The Elves of Cintra (Book 2 of The Genesis of Shannara)

An instant later, a clutch of metal-legged machines skittered into the daylight, heavy and squat. They had the look of monstrous insects, their bodies supported on multiple legs, their heads studded with orbs that pulsed and glowed, weapons jutting like mandibles from their jaws. There were five of them, all of a size that suggested they were meant to repulse anything short of a nuclear strike that might try to invade the complex.

No hauler was worth this, Logan thought. Not that a response like this had anything to do with haulers. This had to do with something of far greater importance, something that Oronyx Experimental had been working on when the end came. The human workers might be gone, but the guard machines they had built to defend their efforts remained in place, programmed to repel any invasion.

He rushed over to Panther, seized his shoulders, and spun him about. “Run!” he shouted in his face, shoving him toward the fence.

Then the heat of the lasers began to scorch the concrete apron, thin red beams slicing past him. He wheeled back in response, hands gripping the black staff, and sent a burst of the Word’s white magic into the closest of the attackers. It cut the legs out from under the machine and caused it to stumble into another so that both went down. But they were slowed only for a moment before righting themselves and continuing their advance. Logan backed away hurriedly. The machines were big and looked ponderous, but they moved quickly and smoothly. They were meant to survive enemies stronger than himself.

He glanced over his shoulder and saw Panther and Sparrow turn and fire their weapons at the approaching behemoths. “No!” he screamed at them. “Run!”

They were wasting their time.

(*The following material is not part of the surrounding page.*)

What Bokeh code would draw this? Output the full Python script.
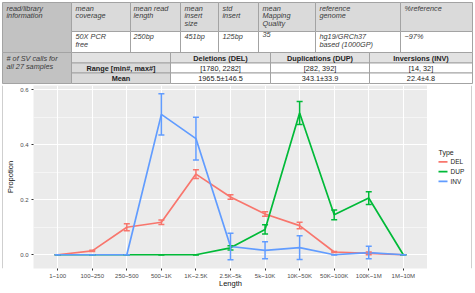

Their best chance was to get back outside the fence and hope that the machines were not programmed to advance beyond the boundaries of the complex. The Parkhan Spray was a formidable weapon, but not nearly enough to stop these monsters. Even his magic might not be enough.

He used it anyway, hammering at the insect-like machines with sustained bursts aimed at the joints of their crooked legs. He brought one down, its legs sufficiently damaged that it could not rise again. But the others kept coming and were nearly on top of him. He turned and ran hard, dodging the lasers that sought to cripple him. The machines were not concentrating on Panther and Sparrow, whom they had judged less dangerous. They were concentrating on him. His magic shielded him from the worst of the blasts that were scorching everything around him, but he could feel himself weakening from the effort. The chain-link fence was still a long way off, too far to be judged a sure thing.

Then an explosion right in front of him sent chunks of concrete flying into his face, and he went down in a tangle of arms and legs, his staff sliding out of reach.

Outside the fence, there was instant pandemonium. All the Ghosts began shouting at once, gesturing wildly, trying to bring the three trapped inside the fence to safety through a combination of sheer willpower and deafening sound. All of them pressed up against the mesh, gripping the metal links fiercely. Bear even tried to go through the gap until Owl’s cry of dismay stopped him in his tracks.

For a few brief moments, all of them lost control.

All except Fixit.



FIXIT IS A BOY who has always been good at finding ways of making things work. Mostly, such things are mechanical in nature. Machines of all sorts, big and small, whole or in component pieces, useful or pointless, taken apart or put together—it is all the same to him. If there is a possibility that he can make it work, he wants to know how. He can’t explain what is so intriguing about machines; he can’t even remember what initially triggered his interest in them. He only knows that he can’t think of a time when working with machines hasn’t been his favorite pastime.

He is the middle child in a family of five, two older, two younger, both parents still alive and looking after them. They are living on a farm in eastern Washington, a run-down operation out in the middle of nowhere, their closest neighbors at least five miles away, the closest town at least twenty. They seldom see anyone except for the Strayhorns, the family up the road, whom they visit a couple of times a year and who visit them in turn about the same number. That is in the beginning, when he is still only four or five and just starting to take an interest in how things work. Shortly after that, the Strayhorns don’t come anymore. His mother says they have moved away. His father begins carrying a shotgun everywhere he goes.